• What the task asks: Only the lines from the start of the data to the line containing "from bokeh.resources import INLINE", both included, should be output, exactly and without pictures.
** Start Source material **
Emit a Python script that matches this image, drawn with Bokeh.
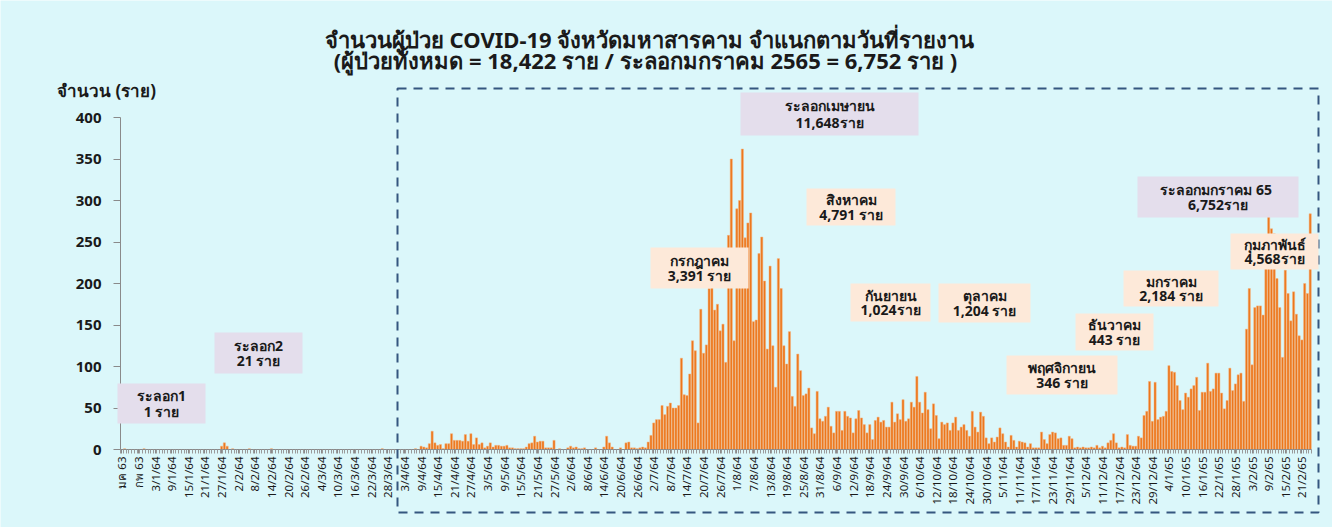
import math
from bokeh.plotting import figure
from bokeh.models import ColumnDataSource, FixedTicker, BoxAnnotation, Label, Range1d
from bokeh.embed import file_html
from bokeh.resources import INLINE

# ---------------- data ----------------
tick_labels = [
    "มค 63", "กพ 63", "3/1/64", "9/1/64", "15/1/64", "21/1/64", "27/1/64", "2/2/64",
    "8/2/64", "14/2/64", "20/2/64", "26/2/64", "4/3/64", "10/3/64", "16/3/64", "22/3/64",
    "28/3/64", "3/4/64", "9/4/64", "15/4/64", "21/4/64", "27/4/64", "3/5/64", "9/5/64",
    "15/5/64", "21/5/64", "27/5/64", "2/6/64", "8/6/64", "14/6/64", "20/6/64", "26/6/64",
    "2/7/64", "8/7/64", "14/7/64", "20/7/64", "26/7/64", "1/8/64", "7/8/64", "13/8/64",
    "19/8/64", "25/8/64", "31/8/64", "6/9/64", "12/9/64", "18/9/64", "24/9/64", "30/9/64",
    "6/10/64", "12/10/64", "18/10/64", "24/10/64", "30/10/64", "5/11/64", "11/11/64",
    "17/11/64", "23/11/64", "29/11/64", "5/12/64", "11/12/64", "17/12/64", "23/12/64",
    "29/12/64", "4/1/65", "10/1/65", "16/1/65", "22/1/65", "28/1/65", "3/2/65", "9/2/65",
    "15/2/65", "21/2/65",
]

wave1_2 = [0, 1, 0, 0, 0, 0, 0, 0, 1, 0,
           0, 0, 0, 0, 0, 0, 0, 0, 0, 0,
           0, 0, 0, 0, 0, 0, 0, 0, 0, 0,
           0, 0, 0, 0, 0, 0, 4, 8, 4, 0,
           1, 0, 0, 0, 0, 0, 1, 0, 0, 0,
           0, 0, 0, 0, 1, 0, 0, 0, 0, 0,
           0, 0, 0, 0, 0, 0, 0, 0, 0, 0,
           0, 0, 0, 0, 0, 0, 0, 0, 0, 0,
           0, 0, 0, 0, 0, 0, 0, 0, 0, 0,
           0, 0, 0, 0, 1, 0, 0, 0, 0, 0]
apr64 = [0, 0, 0, 0, 0, 0, 1, 0, 4, 3, 2, 7, 22, 8, 5, 6, 1, 7, 7, 19,
         11, 11, 11, 10, 18, 10, 19, 6, 14, 6]
may64 = [8, 2, 4, 8, 3, 5, 5, 4, 4, 5, 2, 2, 1, 1, 1, 1, 3, 7, 8, 16,
         9, 10, 10, 2, 2, 2, 11, 0, 1, 0, 0]
jun64 = [2, 4, 2, 3, 1, 1, 2, 0, 0, 0, 2, 0, 0, 3, 16, 8, 3, 0, 0, 2,
         0, 8, 9, 2, 2, 1, 2, 3, 2, 9]
jul64 = [17, 32, 36, 36, 53, 42, 52, 56, 50, 50, 53, 110, 66, 65, 91, 131, 119, 32, 169, 116,
         126, 194, 215, 168, 175, 143, 151, 105, 258, 350, 131]
aug64 = [290, 300, 362, 255, 273, 285, 154, 156, 236, 256, 203, 121, 221, 125, 75, 230, 194, 125, 103, 142,
         64, 52, 115, 95, 65, 67, 74, 26, 19, 70, 37]
sep64 = [34, 40, 51, 28, 20, 46, 46, 23, 46, 40, 38, 20, 37, 47, 38, 30, 20, 30, 12, 35,
         39, 33, 35, 27, 27, 57, 33, 43, 36, 60]
oct64 = [34, 37, 57, 51, 88, 57, 44, 69, 48, 25, 55, 41, 13, 33, 30, 32, 23, 32, 39, 23,
         27, 30, 23, 16, 46, 27, 21, 45, 40, 14, 7]
nov64 = [14, 9, 15, 26, 19, 9, 3, 17, 11, 3, 10, 9, 8, 3, 7, 2, 2, 2, 21, 12,
         7, 18, 21, 20, 13, 14, 5, 5, 16, 13]
dec64 = [2, 3, 2, 3, 2, 2, 3, 2, 5, 2, 4, 2, 8, 11, 19, 8, 2, 3, 2, 18,
         5, 4, 4, 16, 14, 41, 46, 82, 34, 81, 36]
jan65 = [39, 40, 46, 101, 94, 93, 77, 59, 48, 68, 63, 73, 77, 87, 47, 69, 69, 104, 70, 73,
         92, 92, 68, 49, 59, 98, 71, 79, 90, 92, 58]
feb65 = [145, 194, 102, 171, 173, 173, 162, 230, 280, 266, 260, 206, 171, 111, 216, 188, 155, 190, 163, 137,
         132, 200, 188, 284]

cases = wave1_2 + apr64 + may64 + jun64 + jul64 + aug64 + sep64 + oct64 + nov64 + dec64 + jan65 + feb65
n = len(cases)
idx = list(range(n))

notes = [
    ("ระลอก1", "1 ราย", "wave"),
    ("ระลอก2", "21 ราย", "wave"),
    ("ระลอกเมษายน", "11,648ราย", "wave"),
    ("กรกฎาคม", "3,391 ราย", "month"),
    ("สิงหาคม", "4,791 ราย", "month"),
    ("กันยายน", "1,024ราย", "month"),
    ("ตุลาคม", "1,204 ราย", "month"),
    ("พฤศจิกายน", "346 ราย", "month"),
    ("ธันวาคม", "443 ราย", "month"),
    ("มกราคม", "2,184 ราย", "month"),
    ("ระลอกมกราคม  65", "6,752ราย", "wave"),
    ("กุมภาพันธ์", "4,568ราย", "month"),
]
# box placement in page pixels: left, right, top, bottom
note_boxes = [
    (117, 205, 383, 423),
    (214, 302, 332, 373),
    (740, 918, 92, 135),
    (650, 748, 247, 288),
    (806, 895, 188, 225),
    (850, 930, 283, 321),
    (938, 1030, 283, 322),
    (1006, 1117, 355, 394),
    (1075, 1153, 313, 350),
    (1123, 1218, 270, 306),
    (1137, 1298, 176, 217),
    (1230, 1318, 233, 269),
]

# ---------------- layout ----------------
BG = "#DBF7FA"
W, H = 1332, 527
PX, PY = 2.77, 0.83          # pixels per category / per case
X0, Y0 = 120, 449            # page position of the category axis start and of zero


def X(px):
    return (px - X0) / PX - 0.5


def Y(py):
    return (Y0 - py) / PY


FONT = "Noto Sans"

p = figure(width=W, height=H,
           x_range=Range1d(X(0), X(W)), y_range=Range1d(Y(H), Y(0)),
           output_backend="svg", toolbar_location=None,
           min_border=0, min_border_left=0, min_border_right=0,
           min_border_top=0, min_border_bottom=0)
p.title.visible = False
p.background_fill_color = BG
p.border_fill_color = BG
p.outline_line_color = None
p.xgrid.visible = False
p.ygrid.visible = False

src = ColumnDataSource(dict(x=idx, cases=cases))
p.vbar(x="x", top="cases", width=0.78, source=src,
       fill_color="#EC761B", line_color="#F6B27C", line_width=0.5)

# y axis (placed at the left edge of the categories)
p.yaxis.fixed_location = -0.5
p.yaxis.bounds = (0, 400)
p.yaxis.ticker = FixedTicker(ticks=list(range(0, 401, 50)))
p.yaxis.axis_line_color = "#8A8A8A"
p.yaxis.major_tick_line_color = "#8A8A8A"
p.yaxis.major_tick_out = 7
p.yaxis.major_tick_in = 0
p.yaxis.minor_tick_out = 0
p.yaxis.minor_tick_in = 0
p.yaxis.major_label_standoff = 12
p.yaxis.major_label_text_font = FONT
p.yaxis.major_label_text_font_size = "15px"
p.yaxis.major_label_text_font_style = "bold"
p.yaxis.major_label_text_color = "#1a1a1a"

# x axis (at zero)
p.xaxis.fixed_location = 0
p.xaxis.bounds = (-0.5, n - 0.5)
p.xaxis.ticker = FixedTicker(ticks=list(range(0, n, 6)),
                             minor_ticks=[i - 0.5 for i in range(n + 1)])
p.xaxis.major_label_overrides = {i * 6: lab for i, lab in enumerate(tick_labels)}
p.xaxis.major_label_orientation = math.pi / 2
p.xaxis.axis_line_color = "#8A8A8A"
p.xaxis.major_tick_line_color = "#8A8A8A"
p.xaxis.minor_tick_line_color = "#9A9A9A"
p.xaxis.major_tick_out = 4
p.xaxis.major_tick_in = 0
p.xaxis.minor_tick_out = 4
p.xaxis.minor_tick_in = 0
p.xaxis.major_label_standoff = 3
p.xaxis.major_label_text_font = FONT
p.xaxis.major_label_text_font_size = "11.5px"
p.xaxis.major_label_text_color = "#1a1a1a"

# dashed frame around the April-2021 onward period
p.add_layout(BoxAnnotation(left=X(397), right=X(1318), top=Y(88), bottom=Y(512),
                           fill_color=None, fill_alpha=0, line_color="#35567F",
                           line_alpha=1, line_width=2, line_dash="9 7"))

# note boxes
for (l1, l2, kind), (bl, br, bt, bb) in zip(notes, note_boxes):
    fill = "#E4DEEC" if kind == "wave" else "#FDE9D9"
    p.add_layout(BoxAnnotation(left=X(bl), right=X(br), top=Y(bt), bottom=Y(bb),
                               fill_color=fill, fill_alpha=1, line_color=None))
    cx = (bl + br) / 2
    h = bb - bt
    for k, t in enumerate((l1, l2)):
        cy = bt + h * (0.31 if k == 0 else 0.69)
        p.add_layout(Label(x=X(cx), y=Y(cy), text=t, text_align="center",
                           text_baseline="middle", text_font=FONT,
                           text_font_size="14px", text_font_style="bold",
                           text_color="#1a1a1a"))

# titles
p.add_layout(Label(x=X(649), y=Y(38), text="จำนวนผู้ป่วย COVID-19 จังหวัดมหาสารคาม จำแนกตามวันที่รายงาน",
                   text_align="center", text_baseline="middle", text_font=FONT,
                   text_font_size="22px", text_font_style="bold", text_color="#1a1a1a"))
p.add_layout(Label(x=X(645), y=Y(59), text="(ผู้ป่วยทั้งหมด = 18,422 ราย / ระลอกมกราคม 2565 = 6,752 ราย )",
                   text_align="center", text_baseline="middle", text_font=FONT,
                   text_font_size="22px", text_font_style="bold", text_color="#1a1a1a"))
p.add_layout(Label(x=X(106), y=Y(90), text="จำนวน (ราย)",
                   text_align="center", text_baseline="middle", text_font=FONT,
                   text_font_size="17px", text_font_style="bold", text_color="#1a1a1a"))

open("out.html", "w").write(file_html(p, INLINE))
** End Source material **
• Written solution:
Emit a Python script that matches this image, drawn with Bokeh.
import math
from bokeh.plotting import figure
from bokeh.models import ColumnDataSource, FixedTicker, BoxAnnotation, Label, Range1d
from bokeh.embed import file_html
from bokeh.resources import INLINE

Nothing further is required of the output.